First time on your Blog. Interesting article you wrote.
For me Google method for identifying ‘transient content’ is more robust than
Yahoo’s. But Yahoo’s method is old and I doubt that they are still using the same
strategy since 2007.
Boutros.
Hi Matt,
Thank you. I don’t think that this approach from Google is intended to impact house listings, or ecommerce product listings that might be listed one day, and then removed the next.
Instead, they are looking at things like snippets of text that might appear on a page, such as the random display of testimonials, or a weather indicator at the top of a page that might update a few times a day or even possibly daily.

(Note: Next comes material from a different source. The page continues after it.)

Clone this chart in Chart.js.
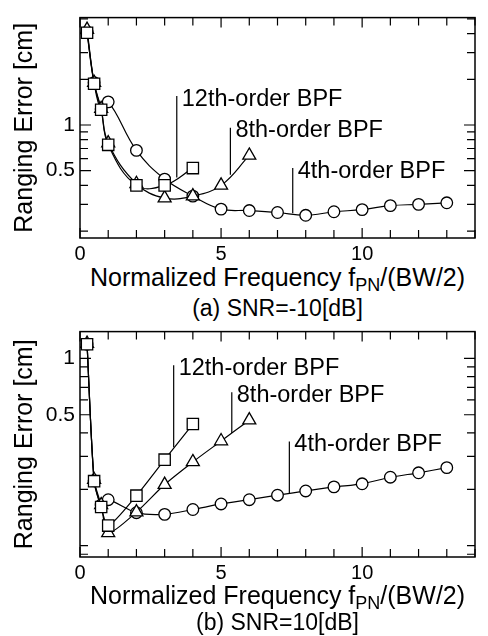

Google hasn’t officially announced anywhere that they are actually doing this review of transient content as far as I know, except in this patent granted to them. I haven’t seen anything from them in a help page or a blog post that actually covers this, and a method to mark something as “not transient.” That doesn’t mean that they aren’t doing something like this.
But I would suspect that if they are, that your listings of houses wouldn’t be the kind of thing that they would want to impact with it.
Hi Boutros,
Happy to hear that you found this post interesting.
The Yahoo approach was for a slightly different purpose. It looked at links instead of content, and would try to determine whether a link was transitory or not by possibly recrawling a page within a short time period after a first visit to see if any links had changed. The idea is that links that tend to change that quickly are often to pages that Yahoo might not want to crawl, such as advertisements. We don’t know for certain whether Yahoo actually used that method, but it seems like a reasonable assumption to make on their part.
I think when dealing with fresh content, the first thing is to figure out if the queries you are dealing with favours older documents before new ones. If they don’t, then you may not have to deal that much with the freshness factors. The importance lies then in making sure that the content is relevant over time and always usefull for the visitors.
Nice reading.
Even though we don’t know if this “transient” content approach has been implemented, it’s a nice thing to know, and be aware of.
I thought about if whether it could also be considered “transient” content, if a module on website shuffles different firms with company information etc. in a random order?